## What the task requires
Pick out each line containing the string "matplotlib" and copy it.

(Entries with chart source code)

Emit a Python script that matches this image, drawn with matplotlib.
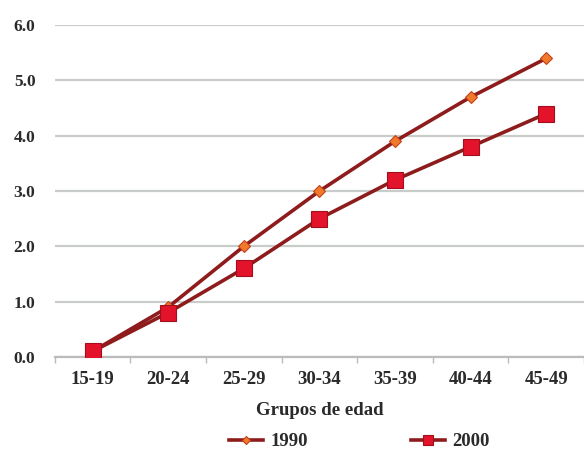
import matplotlib
matplotlib.use("Agg")
import matplotlib.pyplot as plt
import numpy as np

grupos = ["15-19", "20-24", "25-29", "30-34", "35-39", "40-44", "45-49"]
tasa_1990 = [0.1, 0.9, 2.0, 3.0, 3.9, 4.7, 5.4]
tasa_2000 = [0.1, 0.8, 1.6, 2.5, 3.2, 3.8, 4.4]
yticks = [0.0, 1.0, 2.0, 3.0, 4.0, 5.0, 6.0]

plt.rcParams["font.family"] = ["Liberation Serif", "DejaVu Serif"]
plt.rcParams["font.weight"] = "bold"

LINE = "#8e1c1c"
TXT = "#2a2a2a"

fig = plt.figure(figsize=(5.84, 4.5), dpi=100)
ax = fig.add_axes([0.094, 0.207, 0.906, 0.737])

x = np.arange(len(grupos))
ax.plot(x, tasa_1990, color=LINE, lw=2.6, marker="D", ms=6.5,
        mfc="#f07a2a", mec="#c2401a", mew=0.8, label="1990", zorder=3)
ax.plot(x, tasa_2000, color=LINE, lw=2.6, marker="s", ms=11,
        mfc="#e3132c", mec="#a0101c", mew=0.8, label="2000", zorder=4)

ax.set_xlim(-0.5, 6.46)
ax.set_ylim(0, 6.0)
ax.set_yticks(yticks)
ax.set_yticklabels([f"{v:.1f}" for v in yticks], fontsize=12.5, color=TXT)
ax.set_xticks(x)
ax.set_xticklabels(grupos, fontsize=13.5, color=TXT)
ax.set_xticks(np.arange(-0.5, 6.6, 1.0), minor=True)
ax.tick_params(axis="y", length=0, pad=14)
ax.tick_params(axis="x", which="major", length=0, pad=10)
ax.tick_params(axis="x", which="minor", length=4, color="#bbbbbb", width=1)

ax.grid(axis="y", color="#c9cdc9", lw=1.6)
ax.set_axisbelow(True)
for s in ["top", "right", "left"]:
    ax.spines[s].set_visible(False)
ax.spines["bottom"].set_color("#bbbbbb")
ax.spines["bottom"].set_linewidth(1.6)

ax.set_xlabel("Grupos de edad", fontsize=13.5, fontweight="bold",
              color=TXT, labelpad=10)

leg = fig.legend(loc="lower center", bbox_to_anchor=(0.615, -0.038), ncol=2,
                 frameon=False, fontsize=13.5, handlelength=1.8,
                 columnspacing=5.5, handletextpad=0.4, markerscale=0.6)
for t in leg.get_texts():
    t.set_color(TXT)

fig.savefig("out.png", dpi=100)
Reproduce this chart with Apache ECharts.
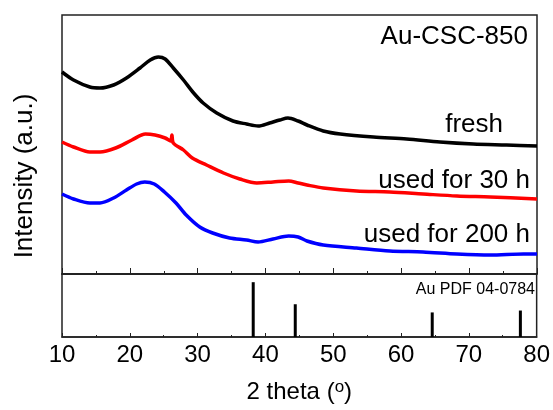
<!DOCTYPE html>
<html>
<head>
<meta charset="utf-8">
<script src="https://cdn.jsdelivr.net/npm/echarts@6/dist/echarts.min.js"></script>
<style>html,body{margin:0;padding:0;background:#fff}#c{width:553px;height:410px}</style>
</head>
<body>
<div id="c"></div>
<script>
// 2 theta values (degrees) and intensities (arbitrary units, offset stacked)
const freshX = [10, 11.7, 14.1, 15.6, 17.6, 19.5, 21.5, 23, 24.2, 25.2, 26.4, 27.9, 29.4, 30.8, 32.8, 35.2, 37.2, 38.9, 40.6, 42.1, 43.3, 44.8, 46.1, 48.5, 51, 55.9, 60.8, 65.7, 70.6, 75.5, 80];
const freshY = [202, 194, 187, 186, 189, 196, 206, 214, 217, 215, 206, 194, 181, 171, 161, 153, 150, 148, 151, 154, 156, 153, 149, 143, 140, 137, 135, 132, 130, 129, 128];
const used30X = [10, 11.7, 14.1, 15.6, 17.9, 20.3, 22.3, 23.7, 25.2, 26.0, 26.2, 26.4, 27.9, 29.2, 31.3, 33.8, 36.2, 38.7, 41.1, 43.4, 44.8, 46.1, 48.5, 53.4, 58.3, 63.2, 68.2, 73.1, 80];
const used30Y = [132, 127, 122, 122, 126, 134, 140, 139, 136, 133, 139, 131, 124, 116, 109, 101, 95, 91, 92, 93, 91, 89, 86, 83, 82, 80, 78, 77, 75];
const used200X = [10, 11.7, 14.1, 15.6, 17.6, 19.5, 21, 22.2, 23.6, 25.1, 26.8, 28.3, 30.3, 32.2, 34.7, 37.2, 38.9, 41.1, 43.4, 44.8, 46.1, 48.5, 53.4, 58.3, 63.2, 68.2, 73.1, 78, 80];
const used200Y = [80, 75, 71, 71, 76, 84, 90, 92, 90, 82, 71, 59, 47, 41, 36, 34, 32, 35, 38, 37, 33, 29, 26, 23, 22, 20, 19, 20, 20];
// Au PDF 04-0784 reference peaks
const refX = [38.2, 44.4, 64.6, 77.6];
const refY = [87, 52, 39, 42];
const xTicks = [10, 20, 30, 40, 50, 60, 70, 80];

const zip = (a, b) => a.map((v, i) => [v, b[i]]);
const FONT = 'Liberation Sans, Arial, sans-serif';

const chart = echarts.init(document.getElementById('c'));
chart.setOption({
  animation: false,
  grid: [
    {left: 62, right: 16, top: 15, height: 259, show: true, borderColor: '#222', borderWidth: 1.5},
    {left: 62, right: 16, top: 274, height: 63, show: true, borderColor: '#222', borderWidth: 1.5}
  ],
  xAxis: [
    {gridIndex: 0, type: 'value', min: xTicks[0], max: xTicks[xTicks.length - 1], interval: 10,
     axisLine: {show: true, lineStyle: {color: '#222', width: 1.5}},
     axisTick: {show: true, inside: true, length: 6, lineStyle: {color: '#222'}},
     minorTick: {show: true, splitNumber: 2, length: 3, lineStyle: {color: '#222'}},
     axisLabel: {show: false}, splitLine: {show: false}},
    {gridIndex: 1, type: 'value', min: xTicks[0], max: xTicks[xTicks.length - 1], interval: 10,
     axisLine: {show: true, lineStyle: {color: '#222', width: 1.5}},
     axisTick: {show: true, inside: true, length: 4, lineStyle: {color: '#222'}},
     minorTick: {show: true, splitNumber: 2, length: 2, lineStyle: {color: '#222'}},
     axisLabel: {show: true, fontSize: 24, color: '#000', fontFamily: FONT, margin: 6},
     splitLine: {show: false},
     name: '{a|2 theta (}{s|o}{a|)}', nameLocation: 'middle', nameGap: 42,
     nameTextStyle: {rich: {
       a: {fontSize: 24, fontFamily: FONT, color: '#000', lineHeight: 26},
       s: {fontSize: 17, fontFamily: FONT, color: '#000', verticalAlign: 'top', lineHeight: 22}
     }}}
  ],
  yAxis: [
    {gridIndex: 0, type: 'value', min: 0, max: 259, show: false},
    {gridIndex: 1, type: 'value', min: 0, max: 100, show: false}
  ],
  series: [
    {type: 'line', xAxisIndex: 0, yAxisIndex: 0, data: zip(freshX, freshY), smooth: 0.3, showSymbol: false,
     lineStyle: {color: '#000', width: 3.5}},
    {type: 'line', xAxisIndex: 0, yAxisIndex: 0, data: zip(used30X, used30Y), smooth: 0.3, showSymbol: false,
     lineStyle: {color: '#ff0000', width: 3.5}},
    {type: 'line', xAxisIndex: 0, yAxisIndex: 0, data: zip(used200X, used200Y), smooth: 0.3, showSymbol: false,
     lineStyle: {color: '#0000ff', width: 3.5}},
    {type: 'bar', xAxisIndex: 1, yAxisIndex: 1, data: zip(refX, refY), barWidth: 3,
     itemStyle: {color: '#000'}}
  ],
  graphic: [
    {type: 'text', x: 528, y: 37, style: {text: 'Au-CSC-850', fontSize: 26, fontFamily: FONT, fill: '#000', textAlign: 'right', textVerticalAlign: 'middle'}},
    {type: 'text', x: 503, y: 125, style: {text: 'fresh', fontSize: 26, fontFamily: FONT, fill: '#000', textAlign: 'right', textVerticalAlign: 'middle'}},
    {type: 'text', x: 530, y: 181, style: {text: 'used for 30 h', fontSize: 26, fontFamily: FONT, fill: '#000', textAlign: 'right', textVerticalAlign: 'middle'}},
    {type: 'text', x: 530, y: 235, style: {text: 'used for 200 h', fontSize: 26, fontFamily: FONT, fill: '#000', textAlign: 'right', textVerticalAlign: 'middle'}},
    {type: 'text', x: 535, y: 290, style: {text: 'Au PDF 04-0784', fontSize: 16, fontFamily: FONT, fill: '#000', textAlign: 'right', textVerticalAlign: 'middle'}},
    {type: 'text', x: 25, y: 176, rotation: Math.PI / 2, style: {text: 'Intensity (a.u.)', fontSize: 26, fontFamily: FONT, fill: '#000', textAlign: 'center', textVerticalAlign: 'middle'}}
  ]
});
</script>
</body>
</html>
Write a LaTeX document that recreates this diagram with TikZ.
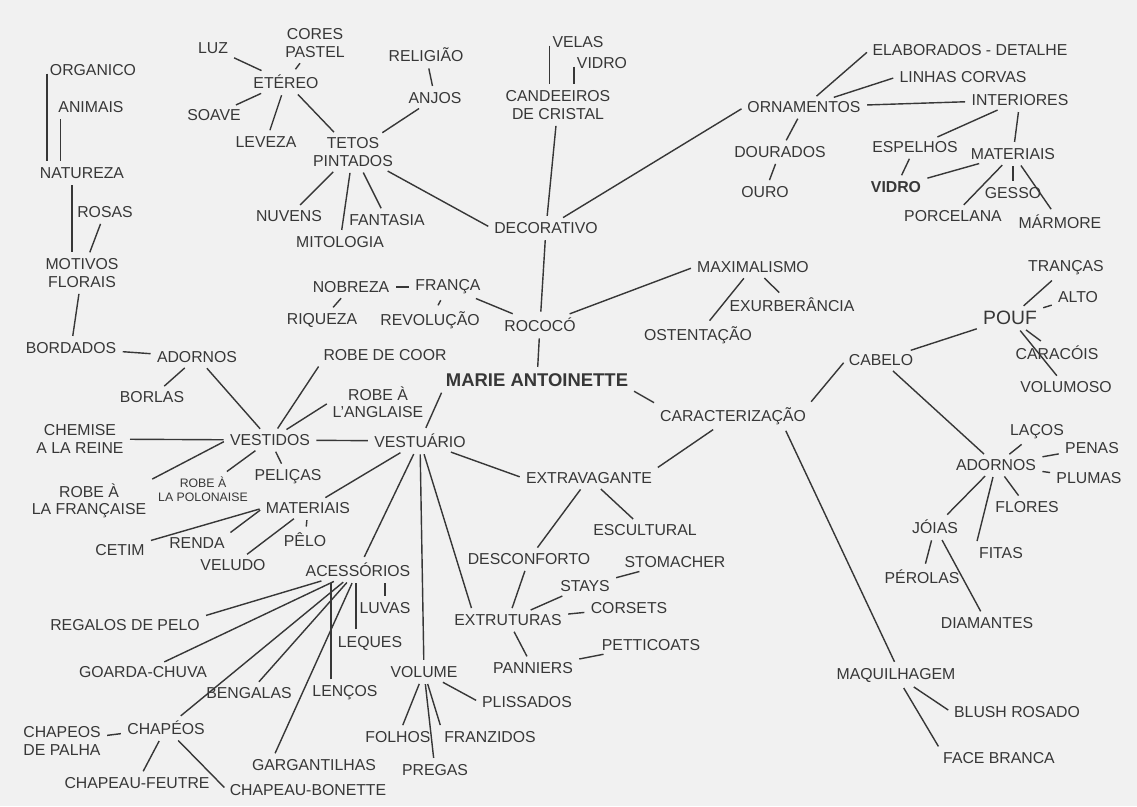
\documentclass[tikz,border=0pt]{standalone}
\usepackage{fontspec}
\setmainfont{Liberation Sans}
\usepackage{tikz}
\usetikzlibrary{positioning}
\definecolor{paper}{RGB}{241,241,241}
\definecolor{ink}{RGB}{55,55,55}

\begin{document}
\begin{tikzpicture}[x=0.02cm,y=-0.02cm,
	every node/.style={font=\fontsize{9}{10}\selectfont,text=ink,inner sep=1.5pt,align=center},
	every edge/.style={draw=ink,line width=0.8pt,shorten >=2pt,shorten <=2pt},
	tiny/.style={font=\fontsize{7}{8}\selectfont},
	big/.style={font=\fontsize{10.5}{12}\selectfont\bfseries}]
\fill[paper] (0,0) rectangle (1137,806);
\useasboundingbox (0,0) rectangle (1137,806);

\node (organico)	at (93,70)	{ORGANICO};
\node (animais)	at (91,107)	{ANIMAIS};
\node (natureza)	at (82,173)	{NATUREZA};
\node (rosas)	at (105,212)	{ROSAS};
\node (motivos)	at (82,273)	{MOTIVOS\\FLORAIS};
\node (bordados)	at (71,348)	{BORDADOS};
\node (adornosv)	at (197,357)	{ADORNOS};
\node (borlas)	at (152,397)	{BORLAS};

\node (luz)	at (213,48)	{LUZ};
\node (cores)	at (315,43)	{CORES\\PASTEL};
\node (etereo)	at (286,82)	{ETÉREO};
\node (soave)	at (214,115)	{SOAVE};
\node (leveza)	at (266,142)	{LEVEZA};
\node (tetos)	at (353,152)	{TETOS\\PINTADOS};
\node (nuvens)	at (289,216)	{NUVENS};
\node (mitologia)	at (340,242)	{MITOLOGIA};
\node (fantasia)	at (387,220)	{FANTASIA};
\node (religiao)	at (426,55)	{RELIGIÃO};
\node (anjos)	at (435,98)	{ANJOS};

\node (velas)	at (578,42)	{VELAS};
\node (vidroc)	at (602,63)	{VIDRO};
\node (candeeiros)	at (558,105)	{CANDEEIROS\\DE CRISTAL};
\node (decorativo)	at (546,228)	{DECORATIVO};
\node (ornamentos)	at (804,107)	{ORNAMENTOS};
\node (elaborados)	at (970,50)	{ELABORADOS - DETALHE};
\node (linhas)	at (963,77)	{LINHAS CORVAS};
\node (interiores)	at (1020,100)	{INTERIORES};
\node (dourados)	at (780,152)	{DOURADOS};
\node (ouro)	at (765,192)	{OURO};
\node (espelhos)	at (915,147)	{ESPELHOS};
\node (vidroe)	at (896,187)	{\bfseries VIDRO};
\node (materiaisi)	at (1013,154)	{MATERIAIS};
\node (porcelana)	at (953,216)	{PORCELANA};
\node (gesso)	at (1013,193)	{GESSO};
\node (marmore)	at (1060,222)	{MÁRMORE};

\node (rococo)	at (540,325)	{ROCOCÓ};
\node (nobreza)	at (351,287)	{NOBREZA};
\node (franca)	at (448,287)	{FRANÇA};
\node (riqueza)	at (322,320)	{RIQUEZA};
\node (revolucao)	at (430,320)	{REVOLUÇÃO};
\node (maximalismo)	at (753,267)	{MAXIMALISMO};
\node (exuberancia)	at (792,305)	{EXURBERÂNCIA};
\node (ostentacao)	at (698,335)	{OSTENTAÇÃO};
\node[big] (marie)	at (537,380)	{MARIE ANTOINETTE};

\node (caracterizacao)	at (733,416)	{CARACTERIZAÇÃO};
\node (cabelo)	at (881,360)	{CABELO};
\node[font=\fontsize{11}{12}\selectfont] (pouf)	at (1010,318)	{POUF};
\node (trancas)	at (1066,268)	{TRANÇAS};
\node (alto)	at (1078,297)	{ALTO};
\node (caracois)	at (1057,353)	{CARACÓIS};
\node (volumoso)	at (1066,387)	{VOLUMOSO};
\node (adornosc)	at (996,465)	{ADORNOS};
\node (lacos)	at (1037,432)	{LAÇOS};
\node (penas)	at (1092,448)	{PENAS};
\node (plumas)	at (1089,478)	{PLUMAS};
\node (flores)	at (1027,507)	{FLORES};
\node (joias)	at (935,527)	{JÓIAS};
\node (fitas)	at (1001,553)	{FITAS};
\node (perolas)	at (922,577)	{PÉROLAS};
\node (diamantes)	at (987,623)	{DIAMANTES};
\node (maquilhagem)	at (896,675)	{MAQUILHAGEM};
\node (blush)	at (1017,712)	{BLUSH ROSADO};
\node (face)	at (999,758)	{FACE BRANCA};

\node (vestuario)	at (420,441)	{VESTUÁRIO};
\node (vestidos)	at (270,440)	{VESTIDOS};
\node (robecoor)	at (385,355)	{ROBE DE COOR};
\node (robeanglaise)	at (378,402)	{ROBE À\\L'ANGLAISE};
\node (chemise)	at (80,439)	{CHEMISE\\A LA REINE};
\node (robefrancaise)	at (89,501)	{ROBE À\\LA FRANÇAISE};
\node[tiny] (robepolonaise)	at (203,489)	{ROBE À\\LA POLONAISE};
\node (pelicas)	at (288,477)	{PELIÇAS};
\node (materiaisv)	at (308,508)	{MATERIAIS};
\node (cetim)	at (120,550)	{CETIM};
\node (renda)	at (197,543)	{RENDA};
\node (veludo)	at (233,565)	{VELUDO};
\node (pelo)	at (305,540)	{PÊLO};
\node (acessorios)	at (358,570)	{ACESSÓRIOS};
\node (luvas)	at (385,608)	{LUVAS};
\node (leques)	at (370,643)	{LEQUES};
\node (regalos)	at (125,625)	{REGALOS DE PELO};
\node (goarda)	at (143,672)	{GOARDA-CHUVA};
\node (bengalas)	at (249,693)	{BENGALAS};
\node (lencos)	at (345,693)	{LENÇOS};
\node (chapeos)	at (166,728)	{CHAPÉOS};
\node (palha)	at (62,741)	{CHAPEOS\\DE PALHA};
\node (gargantilhas)	at (314,765)	{GARGANTILHAS};
\node (feutre)	at (137,783)	{CHAPEAU-FEUTRE};
\node (bonette)	at (308,790)	{CHAPEAU-BONETTE};
\node (volume)	at (424,672)	{VOLUME};
\node (folhos)	at (398,737)	{FOLHOS};
\node (pregas)	at (435,770)	{PREGAS};
\node (franzidos)	at (490,737)	{FRANZIDOS};
\node (plissados)	at (527,702)	{PLISSADOS};
\node (extravagante)	at (589,478)	{EXTRAVAGANTE};
\node (escultural)	at (645,530)	{ESCULTURAL};
\node (desconforto)	at (529,559)	{DESCONFORTO};
\node (extruturas)	at (508,620)	{EXTRUTURAS};
\node (stays)	at (585,586)	{STAYS};
\node (stomacher)	at (675,562)	{STOMACHER};
\node (corsets)	at (629,608)	{CORSETS};
\node (petticoats)	at (651,645)	{PETTICOATS};
\node (panniers)	at (533,668)	{PANNIERS};

\path	(organico.west)	edge (organico.west |- natureza.north)
	([xshift=3pt]animais.south west)	edge ([xshift=3pt]animais.south west |- natureza.north)
	([xshift=20pt]natureza.south west)	edge ([xshift=20pt]natureza.south west |- motivos.north)
	(rosas)	edge (motivos)
	(motivos)	edge (bordados)
	(adornosv)	edge (bordados)
			edge (borlas)
			edge (vestidos);

\path	(etereo)	edge (luz)
			edge (cores)
			edge (soave)
			edge (leveza)
			edge (tetos)
	(tetos)	edge (nuvens)
			edge (mitologia)
			edge (fantasia)
			edge (anjos)
			edge (decorativo.west)
	(anjos)	edge (religiao);

\path	(velas.west)	edge (velas.west |- candeeiros.north)
	(vidroc.west)	edge (vidroc.west |- candeeiros.north)
	(candeeiros)	edge (decorativo)
	(decorativo)	edge (ornamentos.west)
			edge (rococo)
	(ornamentos)	edge (elaborados.west)
			edge (linhas.west)
			edge (interiores)
			edge (dourados)
	(dourados)	edge (ouro)
	(interiores)	edge (espelhos)
			edge (materiaisi)
	(vidroe)	edge (espelhos)
			edge (materiaisi)
	(materiaisi)	edge (porcelana)
			edge (gesso)
			edge (marmore);

\path	(rococo)	edge (franca)
			edge (maximalismo.west)
			edge (marie)
	(franca)	edge (nobreza)
			edge (revolucao)
	(nobreza)	edge (riqueza)
	(maximalismo)	edge (ostentacao)
			edge (exuberancia)
	(marie.south west)	edge (vestuario)
	(marie.south east)	edge (caracterizacao.north west);

\path	(caracterizacao.north east)	edge (cabelo.west)
	(caracterizacao)	edge (extravagante.north east)
	([xshift=-14pt]caracterizacao.south east)	edge (maquilhagem.north)
	(cabelo)	edge (pouf)
			edge (adornosc)
	(pouf)	edge (trancas)
			edge (alto)
			edge (caracois)
			edge (volumoso)
	(adornosc)	edge (lacos)
			edge (penas)
			edge (plumas)
			edge (flores)
			edge (joias)
			edge (fitas.north west)
	(joias)	edge (perolas)
			edge (diamantes)
	(maquilhagem)	edge (blush.west)
			edge (face.north west);

\path	(vestuario)	edge (vestidos)
			edge (materiaisv)
			edge (acessorios)
			edge (volume)
			edge ([xshift=12pt]extruturas.north west)
			edge (extravagante.west)
	(vestidos)	edge (robecoor.south west)
			edge (robeanglaise.west)
			edge (chemise)
			edge (robepolonaise)
			edge (pelicas)
	(vestidos.west)	edge (robefrancaise.north east)
	(materiaisv.west)	edge (cetim.north east)
			edge (renda.north east)
	(materiaisv)	edge (veludo)
			edge (pelo);

\path	(acessorios)	edge (regalos.north east)
			edge (goarda)
			edge (chapeos)
			edge (bengalas)
			edge ([xshift=14pt]gargantilhas.north west)
	([xshift=-8pt]lencos.north)	edge ([xshift=-8pt]lencos.north |- acessorios.south)
	([xshift=-8pt]leques.north)	edge ([xshift=-8pt]leques.north |- acessorios.south)
	(luvas.north)	edge (luvas.north |- acessorios.south)
	(chapeos)	edge (palha)
			edge (feutre)
			edge (bonette.west)
	(volume)	edge (folhos)
			edge (pregas)
			edge (franzidos.north west)
			edge (plissados.west);

\path	(extravagante)	edge (escultural)
			edge (desconforto)
	(desconforto)	edge (extruturas)
	(extruturas)	edge (stays)
			edge (corsets)
			edge (panniers)
	(stays)	edge (stomacher)
	(panniers)	edge (petticoats);
\end{tikzpicture}
\end{document}
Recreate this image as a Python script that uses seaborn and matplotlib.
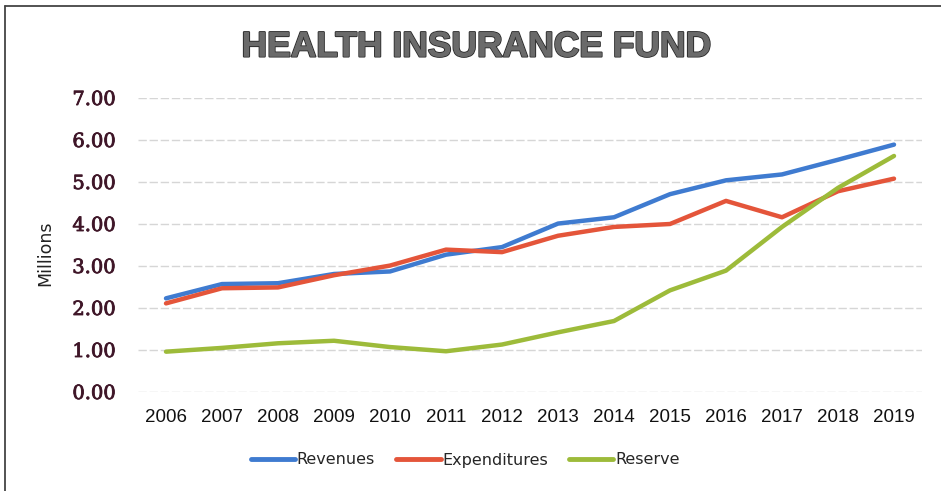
import matplotlib
matplotlib.use("Agg")
import matplotlib.pyplot as plt
import matplotlib.patheffects as pe
import seaborn as sns
import pandas as pd
from matplotlib.lines import Line2D

years = ["2006", "2007", "2008", "2009", "2010", "2011", "2012",
         "2013", "2014", "2015", "2016", "2017", "2018", "2019"]
revenues = [2.23, 2.57, 2.59, 2.81, 2.87, 3.27, 3.45, 4.01, 4.16, 4.71, 5.04, 5.18, 5.53, 5.89]
expenditures = [2.11, 2.47, 2.49, 2.78, 3.01, 3.39, 3.33, 3.72, 3.93, 4.00, 4.55, 4.16, 4.78, 5.08]
reserve = [0.96, 1.05, 1.16, 1.22, 1.07, 0.97, 1.13, 1.42, 1.69, 2.42, 2.89, 3.93, 4.86, 5.62]
series_names = ["Revenues", "Expenditures", "Reserve"]
colors = ["#3f7bd0", "#e4553a", "#9dbb3a"]
yticks = [0, 1, 2, 3, 4, 5, 6, 7]

sns.set_theme(style="white")
plt.rcParams['font.family'] = ['DejaVu Sans']

rows = []
for name, vals in zip(series_names, [revenues, expenditures, reserve]):
    for i, v in enumerate(vals):
        rows.append({"pos": i, "year": years[i], "value": v, "series": name})
df = pd.DataFrame(rows)

fig = plt.figure(figsize=(9.41, 4.91), dpi=100)
ax = fig.add_axes([138/941, 1-392/491, (922-138)/941, (392-98)/491])

sns.lineplot(data=df, x="pos", y="value", hue="series", hue_order=series_names,
             palette=colors, linewidth=3.2, ax=ax, legend=False, sort=False)

ax.set_xlim(-0.5, len(years) - 0.5)
ax.set_ylim(0, 7)
ax.set_xticks(range(len(years)))
ax.set_xticklabels(years, fontsize=13.5, color="#111111", family="Liberation Sans")
ax.set_yticks(yticks)
ax.set_yticklabels([f"{v:.2f}" for v in yticks], family="DejaVu Serif",
                   fontsize=14, color="#3f1628",
                   path_effects=[pe.withStroke(linewidth=0.6, foreground="#3f1628")])
ax.tick_params(axis="x", length=0, pad=12)
ax.tick_params(axis="y", length=0, pad=16)
ax.set_xlabel("")
ax.set_ylabel("")
for s in ax.spines.values():
    s.set_visible(False)
ax.grid(axis="y", color="#d6d6d6", linewidth=1.0, linestyle=(0, (6, 2)))
ax.set_axisbelow(True)

fig.text(45/941, 1-253/491, "Millions", rotation=90, ha="center", va="center",
         fontsize=12.5, color="#222222")

fig.text(476/941, 1-47/491, "HEALTH INSURANCE FUND", ha="center", va="center",
         fontsize=25.5, fontweight="bold", color="#6a6a6a",
         family=["Liberation Sans", "DejaVu Sans"],
         path_effects=[pe.withStroke(linewidth=1.5, foreground="#2e2e2e"), pe.Normal()])

handles = [Line2D([0], [0], color=c, lw=3.5) for c in colors]
fig.legend(handles, series_names, loc="center", bbox_to_anchor=(465/941, 1-460/491),
           ncol=3, frameon=False, fontsize=11.5, handlelength=2.8, handletextpad=0.1,
           columnspacing=1.3)

# scanned frame: left and top edges
fig.add_artist(Line2D([5/941, 1.0], [1-6/491, 1-6/491], transform=fig.transFigure,
                      color="#444444", linewidth=1.3))
fig.add_artist(Line2D([5/941, 5/941], [0.0, 1-6/491], transform=fig.transFigure,
                      color="#444444", linewidth=1.3))

fig.savefig("out.png", dpi=100)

## Response for this exercise
Emit a Python script that matches this image, drawn with matplotlib.
import matplotlib
matplotlib.use("Agg")
import matplotlib.pyplot as plt
Recreate this image as a Python script that uses seaborn and matplotlib.
import matplotlib
matplotlib.use("Agg")
import matplotlib.pyplot as plt
import matplotlib.patheffects as pe
from matplotlib.lines import Line2D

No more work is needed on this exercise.